The appropriate storage method depends on the size of the holding, liquidity needs, and personal risk tolerance.
Liquidity and Resale
One of the advantages of physical gold is its global liquidity. Standard bars and coins can typically be sold through dealers, bullion exchanges, or private transactions.
Resale prices depend on prevailing market conditions, product type, and dealer spreads. Widely recognized products generally command tighter spreads and faster settlement.
Maintaining purchase records and original packaging can facilitate resale and verification.
Tax and Regulatory Considerations
Tax treatment of physical gold varies by jurisdiction. Capital gains taxes may apply upon sale, and reporting requirements can differ based on transaction size and method.
Investors should understand local tax rules and documentation requirements before purchasing gold, particularly for larger allocations.

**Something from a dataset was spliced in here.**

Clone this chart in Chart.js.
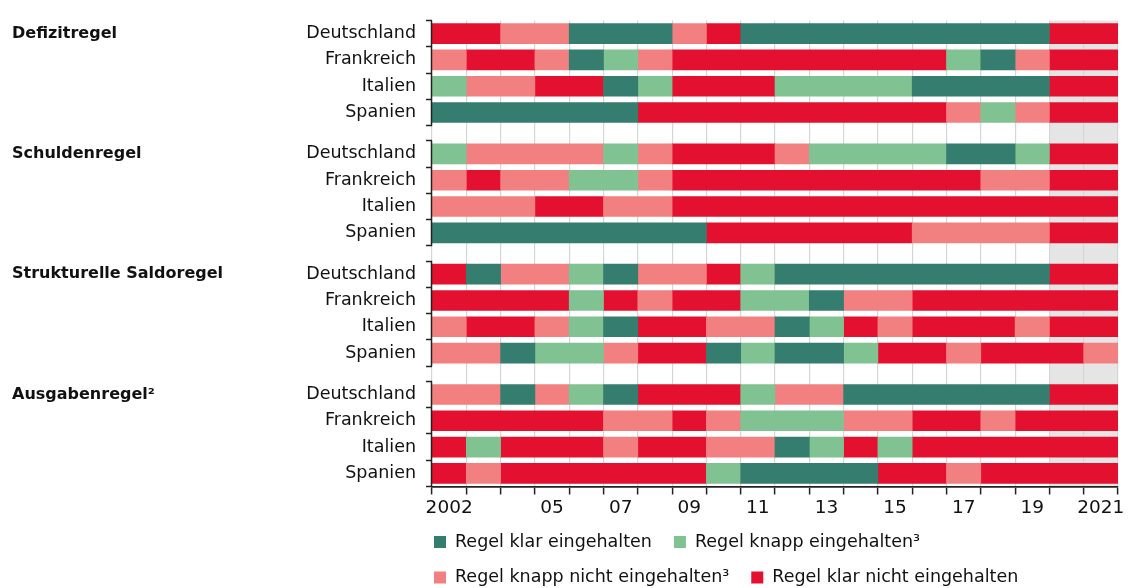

Physical Gold’s Role in a Portfolio
Physical gold is best viewed as a strategic allocation rather than a trading instrument. It does not generate income and may underperform during periods of strong economic growth and rising real interest rates.
Its primary value lies in diversification, capital preservation, and protection against extreme monetary or financial outcomes. For many investors, physical gold serves as a foundation within a broader precious metals allocation.
Conclusion
Buying physical gold through bars, coins, and bullion products offers direct exposure to one of the world’s most enduring stores of value. Each product type carries distinct advantages and trade-offs related to cost, liquidity, storage, and flexibility.
By focusing on investment-grade products, reputable dealers, transparent pricing, and secure storage, investors can use physical gold effectively as part of a disciplined, long-term investment strategy.